Author Ed Humes explores not-so-wonderful world of waste with Northwest Passages Book Club
Pulitzer prize-winning author Ed Humes spoke to more than a hundred students and community members Thursday evening at the Myrtle Woldson Performing Arts Center at Gonzaga University with the hope of getting Spokanites to engage with what could be the most consequential challenge the country is facing: waste.
Humes’ new book “Total Garbage: How We Can Fix Our Waste and Heal Our World,” delves into the slate of environmental crises facing the planet and how they can all be traced back to society’s wasteful nature. He told Northwest Passages Book Club attendees Thursday that the non-fiction novel was inspired in part by one of his prior books, “Garbology,” which examines the vast amount of trash produced by everyday Americans.
“I wanted to write a book about the larger world of waste,” Humes said. “Not just what we throw away, which is what the first one, ‘Garbology,’ was about. My idea was that we’re only dimly aware of that part of our waste and where it goes and where it ends up.”
“Total Garbage” is Humes’ 16th book, and each one has shone a light on important, lesser-known stories in the criminal justice system, environment, transportation and healthcare – just to name a few. He said his passion for finding those stories and bringing them to a larger audience started in college, and he hasn’t looked back since.
“I took this course, and I learned about the muckrakers of the early 20th century, these journalists who were exposing all kinds of problems and wrongdoing and had a huge impact,” Humes said. “And they really helped their communities, all over the country, deal with it by telling the story.”
Humes said he wanted to explore waste as a larger concept to bring it the attention of the public but also to highlight efforts from community leaders across the country actually doing something about the issue.
“We need to see it, because it’s embedded in everything, and it’s also fixable,” Humes said. “And the key takeaway for me was talking to people who are solving the waste-in-transportation piece of it, who are helping to turn wasted resources into food in food deserts. They just look at the world differently and see the opportunities that await if you’re just open to them.”

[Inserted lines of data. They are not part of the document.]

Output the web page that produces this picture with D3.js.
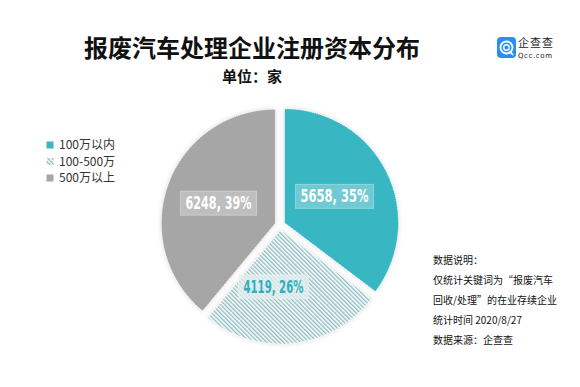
<!DOCTYPE html>
<meta charset="utf-8">
<style>
body{margin:0;background:#fff;}
text{font-family:'Noto Sans CJK SC','Noto Sans',sans-serif;}
</style>
<svg id="svg"></svg>
<script src="https://d3js.org/d3.v7.min.js"></script>
<script>
var width = 580, height = 387;

// data
var categories = ['100万以内', '100-500万', '500万以上'];
var counts = [5658, 4119, 6248];
var shares = ['35%', '26%', '39%'];
var notes = ['数据说明：', '仅统计关键词为“报废汽车', '回收/处理”的在业存续企业', '统计时间 2020/8/27', '数据来源：企查查'];

var teal = '#39b6c2', grey = '#a6a6a6', hatchCol = '#8fbcc1';

var svg = d3.select('#svg').attr('width', width).attr('height', height);
var defs = svg.append('defs');

// hatch pattern for middle slice
var pat = defs.append('pattern').attr('id', 'hatch')
  .attr('patternUnits', 'userSpaceOnUse').attr('width', 3).attr('height', 3)
  .attr('patternTransform', 'rotate(-45)');
pat.append('rect').attr('width', 3).attr('height', 3).attr('fill', '#fff');
pat.append('rect').attr('width', 1.4).attr('height', 3).attr('fill', hatchCol);

var sh = defs.append('filter').attr('id', 'shadow').attr('x', '-20%').attr('y', '-20%').attr('width', '140%').attr('height', '140%');
sh.append('feDropShadow').attr('dx', 0).attr('dy', 0).attr('stdDeviation', 2.5).attr('flood-color', '#000').attr('flood-opacity', 0.15);

var fills = [teal, 'url(#hatch)', grey];

// title
svg.append('text').attr('x', 252).attr('y', 57).attr('text-anchor', 'middle')
  .style('font-size', '24px').style('font-weight', 'bold').attr('fill', '#111')
  .text('报废汽车处理企业注册资本分布');
svg.append('text').attr('x', 252).attr('y', 82).attr('text-anchor', 'middle')
  .style('font-size', '15px').style('font-weight', 'bold').attr('fill', '#111')
  .text('单位：家');

// logo
var logo = svg.append('g').attr('transform', 'translate(497,37)');
logo.append('rect').attr('width', 19).attr('height', 21).attr('rx', 4).attr('fill', '#2b8ef2');
logo.append('circle').attr('cx', 9.5).attr('cy', 10.5).attr('r', 6).attr('fill', 'none').attr('stroke', '#fff').attr('stroke-width', 1.8);
logo.append('circle').attr('cx', 9.5).attr('cy', 10.5).attr('r', 2.8).attr('fill', 'none').attr('stroke', '#fff').attr('stroke-width', 1.4);
logo.append('line').attr('x1', 12.5).attr('y1', 14).attr('x2', 16).attr('y2', 18).attr('stroke', '#fff').attr('stroke-width', 1.8);
logo.append('text').attr('x', 21).attr('y', 10).style('font-size', '11px').attr('fill', '#222')
  .attr('textLength', 35).attr('lengthAdjust', 'spacing').text('企查查');
logo.append('text').attr('x', 21).attr('y', 21).style('font-size', '7px').style('font-family', 'DejaVu Sans')
  .attr('textLength', 34).attr('fill', '#222').text('Qcc.com');

// pie
var cx = 280, cy = 225, r = 114, explode = 5;
var pie = d3.pie().sort(null).value(d => d);
var arcs = pie(counts);
var arc = d3.arc().innerRadius(0).outerRadius(r);
var labelArc = d3.arc().innerRadius(r * 0.52).outerRadius(r * 0.52);

var g = svg.append('g').attr('transform', 'translate(' + cx + ',' + cy + ')');
var slices = g.selectAll('g.slice').data(arcs).enter().append('g').attr('class', 'slice')
  .attr('transform', d => {
    var a = (d.startAngle + d.endAngle) / 2;
    return 'translate(' + (Math.sin(a) * explode) + ',' + (-Math.cos(a) * explode) + ')';
  });
slices.append('path').attr('d', arc).attr('fill', (d, i) => fills[i])
  .attr('filter', 'url(#shadow)');
slices.append('path').attr('d', arc).attr('fill', 'none')
  .attr('stroke', '#fff').attr('stroke-width', 1).attr('stroke-dasharray', '1,1');

var labOffset = [[-3, 0], [-14, -2], [-1, 0]];
var labWidth = [68, 60, 66];
slices.each(function(d, i) {
  var c = labelArc.centroid(d);
  var x = c[0] + labOffset[i][0], y = c[1] + labOffset[i][1];
  var s = d3.select(this);
  var box = s.append('rect');
  var t = s.append('text').attr('x', x - labWidth[i] / 2).attr('y', y).attr('dy', '0.36em')
    .style('font-family', "'DejaVu Sans Condensed','DejaVu Sans',sans-serif")
    .style('font-weight', 'bold').style('font-size', '17px')
    .attr('textLength', labWidth[i]).attr('lengthAdjust', 'spacingAndGlyphs')
    .attr('fill', i === 1 ? '#2cb0bf' : '#fff')
    .text(d3.format('d')(counts[i]) + ', ' + shares[i]);
  box.attr('x', x - labWidth[i] / 2 - 5).attr('y', y - 12).attr('width', labWidth[i] + 10).attr('height', 24)
    .attr('fill', i === 1 ? '#e6eeee' : '#fff').attr('fill-opacity', i === 1 ? 0.75 : 0.28)
    .attr('stroke', '#fff').attr('stroke-opacity', 0.35);
});

// legend
var legend = svg.append('g').attr('transform', 'translate(50,145)');
var li = legend.selectAll('g').data(categories).enter().append('g')
  .attr('transform', (d, i) => 'translate(0,' + (i * 16.5) + ')');
li.append('rect').attr('x', -3.5).attr('y', -3.5).attr('width', 7).attr('height', 7)
  .attr('fill', (d, i) => fills[i]);
li.append('text').attr('x', 9).attr('dy', '0.36em').style('font-size', '12px').attr('fill', '#333').text(d => d);

// notes
svg.append('g').selectAll('text').data(notes).enter().append('text')
  .attr('x', 433).attr('y', (d, i) => 264 + i * 20)
  .style('font-size', '10px').attr('fill', '#111').text(d => d);
</script>
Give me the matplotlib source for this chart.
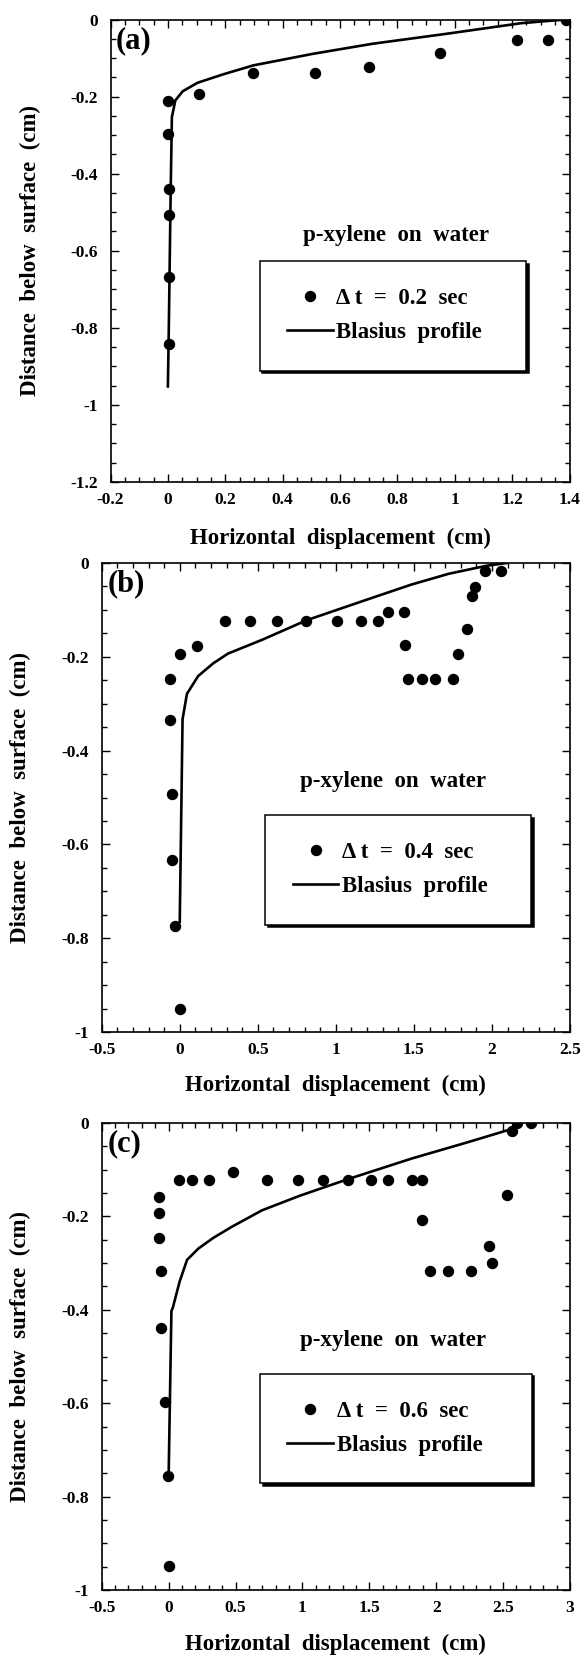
import matplotlib
matplotlib.use("Agg")
import matplotlib.pyplot as plt
from matplotlib.ticker import MultipleLocator, FuncFormatter

# ---------------- data ----------------
# panel (a): dt = 0.2 s
a_x = [1.387, 1.216, 1.324, 0.950, 0.701, 0.513, 0.297, 0.110, 0.001, 0.0, 0.003, 0.003, 0.003, 0.003]
a_y = [0.0, -0.053, -0.053, -0.087, -0.123, -0.139, -0.139, -0.194, -0.211, -0.298, -0.439, -0.508, -0.667, -0.843]
a_bx = [0.0, 0.003, 0.010, 0.014, 0.026, 0.052, 0.104, 0.194, 0.298, 0.506, 0.713, 0.972, 1.232, 1.387]
a_by = [-0.952, -0.814, -0.434, -0.253, -0.210, -0.186, -0.164, -0.142, -0.119, -0.089, -0.063, -0.037, -0.0095, 0.0]

# panel (b): dt = 0.4 s
b_x = [2.061, 1.956, 1.894, 1.875, 1.843, 1.781, 1.752, 1.638, 1.549, 1.460, 1.441, 1.439, 1.336, 1.273,
       1.161, 1.010, 0.806, 0.622, 0.449, 0.293, 0.113, 0.003, -0.062, -0.062, -0.047, -0.047, -0.031, 0.003]
b_y = [-0.018, -0.018, -0.052, -0.070, -0.141, -0.193, -0.247, -0.247, -0.247, -0.247, -0.175, -0.105, -0.105, -0.124,
       -0.124, -0.124, -0.124, -0.124, -0.124, -0.124, -0.176, -0.193, -0.247, -0.334, -0.492, -0.633, -0.774, -0.950]
b_bx = [0.0, 0.018, 0.046, 0.118, 0.214, 0.310, 0.526, 0.813, 1.244, 1.484, 1.723, 1.963, 2.095]
b_by = [-0.765, -0.333, -0.279, -0.241, -0.214, -0.193, -0.164, -0.122, -0.073, -0.046, -0.023, -0.006, 0.0]

# panel (c): dt = 0.6 s
c_x = [2.706, 2.606, 2.566, 2.531, 2.392, 2.414, 2.258, 2.085, 1.950, 1.897, 1.897, 1.818, 1.642, 1.511, 1.343,
       1.155, 0.967, 0.735, 0.485, 0.303, 0.175, 0.074, -0.074, -0.074, -0.074, -0.058, -0.058, -0.030, -0.007, 0.004]
c_y = [0.0, 0.0, -0.017, -0.155, -0.263, -0.299, -0.317, -0.317, -0.317, -0.207, -0.121, -0.121, -0.123, -0.123, -0.123,
       -0.123, -0.123, -0.123, -0.105, -0.123, -0.123, -0.123, -0.158, -0.192, -0.247, -0.317, -0.439, -0.597, -0.755, -0.948]
c_bx = [0.0, 0.021, 0.032, 0.082, 0.138, 0.222, 0.334, 0.474, 0.698, 0.978, 1.343, 1.818, 2.238, 2.551, 2.60]
c_by = [-0.76, -0.403, -0.395, -0.340, -0.293, -0.269, -0.246, -0.222, -0.187, -0.156, -0.120, -0.076, -0.041, -0.014, 0.0]

panel_tags = ["(a)", "(b)", "(c)"]
dt_labels = ["\u0394 t  =  0.2  sec", "\u0394 t  =  0.4  sec", "\u0394 t  =  0.6  sec"]
line_label = "Blasius  profile"
annot = "p-xylene  on  water"
xlabel = "Horizontal  displacement  (cm)"
ylabel = "Distance  below  surface  (cm)"

xlims = [(-0.2, 1.4), (-0.5, 2.5), (-0.5, 3.0)]
ylims = [(-1.2, 0.0), (-1.0, 0.0), (-1.0, 0.0)]
xmajor = [0.2, 0.5, 0.5]
xminor = [0.05, 0.1, 0.1]

# ---------------- style ----------------
plt.rcParams['font.family'] = ['Liberation Serif', 'DejaVu Serif']
plt.rcParams['font.weight'] = 'bold'
plt.rcParams['axes.labelweight'] = 'bold'
plt.rcParams['axes.unicode_minus'] = False

W, H = 587, 1655
fig = plt.figure(figsize=(W / 100, H / 100), dpi=100)

# axes rectangles in pixels: left, right, top, bottom
rects = [(110.5, 569.5, 19.5, 482), (101.7, 570.0, 563, 1032), (101.7, 570.0, 1123, 1590)]
xlab_y = [-0.121, -0.113, -0.117]
leg_boxes = [(0.325, 0.478, 0.58), (0.349, 0.463, 0.568), (0.338, 0.4635, 0.580)]

data = [(a_x, a_y, a_bx, a_by), (b_x, b_y, b_bx, b_by), (c_x, c_y, c_bx, c_by)]


def tick_fmt(v, pos):
    if abs(v) < 1e-9:
        return "0"
    return "%g" % round(v, 3)


fmt = FuncFormatter(tick_fmt)

for i in range(3):
    l, r, t, b = rects[i]
    ax = fig.add_axes([l / W, 1 - b / H, (r - l) / W, (b - t) / H])
    px, py, bx, by = data[i]
    ax.plot(bx, by, color='black', lw=1.9, label=line_label, zorder=2)
    ax.plot(px, py, 'o', color='black', ms=7.2, mec='black', label=dt_labels[i], zorder=3)
    ax.set_xlim(*xlims[i])
    ax.set_ylim(*ylims[i])
    ax.xaxis.set_major_locator(MultipleLocator(xmajor[i]))
    ax.xaxis.set_minor_locator(MultipleLocator(xminor[i]))
    ax.yaxis.set_major_locator(MultipleLocator(0.2))
    ax.yaxis.set_minor_locator(MultipleLocator(0.05))
    ax.xaxis.set_major_formatter(fmt)
    ax.yaxis.set_major_formatter(fmt)
    ax.tick_params(which='both', direction='in', top=True, right=True, width=1.0)
    ax.tick_params(which='major', length=6, labelsize=12.5)
    ax.tick_params(which='minor', length=3.5)
    ax.tick_params(axis='x', which='major', pad=7)
    ax.tick_params(axis='y', which='major', pad=9)
    for lab in ax.get_xticklabels() + ax.get_yticklabels():
        lab.set_fontweight('bold')
    for s in ax.spines.values():
        s.set_linewidth(1.2)

    ax.set_xlabel(xlabel, fontsize=16.5, fontweight='bold')
    ax.set_ylabel(ylabel, fontsize=16.5, fontweight='bold')
    ax.xaxis.set_label_coords(0.5, xlab_y[i])
    ax.xaxis.label.set_va('center')
    ax.yaxis.set_label_coords(-0.174, 0.5)
    ax.yaxis.label.set_va('center')

    ax.text(0.012, 0.955, panel_tags[i], transform=ax.transAxes, fontsize=22,
            fontweight='bold', ha='left', va='center')
    ax.text(0.622, 0.534, annot, transform=ax.transAxes, fontsize=16.5,
            fontweight='bold', ha='center', va='center')

    x0, ytop, w = leg_boxes[i]
    handles, labels = ax.get_legend_handles_labels()
    leg = ax.legend([handles[1], handles[0]], [labels[1], labels[0]],
                    loc='upper left', bbox_to_anchor=(x0, ytop - 0.3, w, 0.3),
                    mode='expand', borderaxespad=0, fancybox=False,
                    shadow={'color': 'black', 'alpha': 1.0},
                    frameon=True, framealpha=1, edgecolor='black',
                    prop={'family': ['Liberation Serif', 'DejaVu Serif'], 'weight': 'bold', 'size': 16.5},
                    borderpad=1.2, labelspacing=0.55, handlelength=2.0, handletextpad=0.15,
                    numpoints=1)
    leg.get_frame().set_linewidth(1.1)

fig.savefig("out.png", dpi=100)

Waste can have daily impacts on an individual’s life, whether it be one’s health, happiness or bottom line, Humes said. To illustrate this, the event began with a survey attendees filled out on their phone about the audience’s own waste-related habits and patterns while seeing the entire crowd’s results in real time.
Results showed a majority of the crowd were thrift shoppers, kept gardens, recycled and brought reusable bags to the grocery store, all key actions individuals can take to combat the waste epidemic, Humes said. Instead of the classic “Reduce, Reuse, Recycle,” Humes posits eight new R’s for individuals to follow: rethink, repower, reuse, reduce, refuse, repair, recycle and rot.
“Rethink is a kind of the key,” Humes said. “Because if waste is much bigger than what we throw away, we need to think about it differently.”
Humes said he found reason to hope for a brighter future in communities across the country while conducting his research in the book, like the residents of a Georgia town who have rethought their daily commutes. Electric golf carts have become the de facto town car.
Transportation is one of those areas where waste can have an insidious effect on one’s quality of life, Humes said.
“Transportation is the most wasteful thing we do,” Humes said. “The physics of internal combustion, I’m sorry guys, but 80% of the money we spend at the gas pump goes to waste and only $1 out of $5 is actually turning those wheels.”
There are several things consumers can do about the waste issue, Humes said. Finding repair cafés to fix broken items, planting gardens in place of water-guzzling grass lawns and turning away from gas-powered appliances can all improve one’s health while also helping the world around them.
Avoiding disposable plastic is another consumer decision that can have real impacts. Humes begins his book with the same reminder he gave the crowd Thursday: most of us are consuming 285 bits of microplastic, roughly a credit card’s worth, each day.
Decisions like that compound on one another, and a community’s worth of decisions can lead to real change, Humes said.
Stamping out waste goes beyond just the consumer, and momentum is building across the country to hold the producers of waste more accountable. Humes said he’s encouraged by legislation popping up in a variety of jurisdictions that are aimed at holding those corporations accountable.
“That turns out to be a game changer,” Humes said. “Because if a producer, beverage company, a big brand is responsible for dealing with the consequences of their wasteful product, it’s a big incentive to rethink their packaging.”
Humes said there’s reason to hope real change is possible, even if it may be an uphill battle.
“I don’t think any of us want to be wasteful,” Humes said. “I just think we’ve been so heavily marketed and normalized by this enormous amount of waste embedded in our daily lives, and it’s really hard to see, and hard to see as anything but normal.”
“But, I think we instinctively know wasting is wrong, and that’s why it’s such a great conversation,” he added.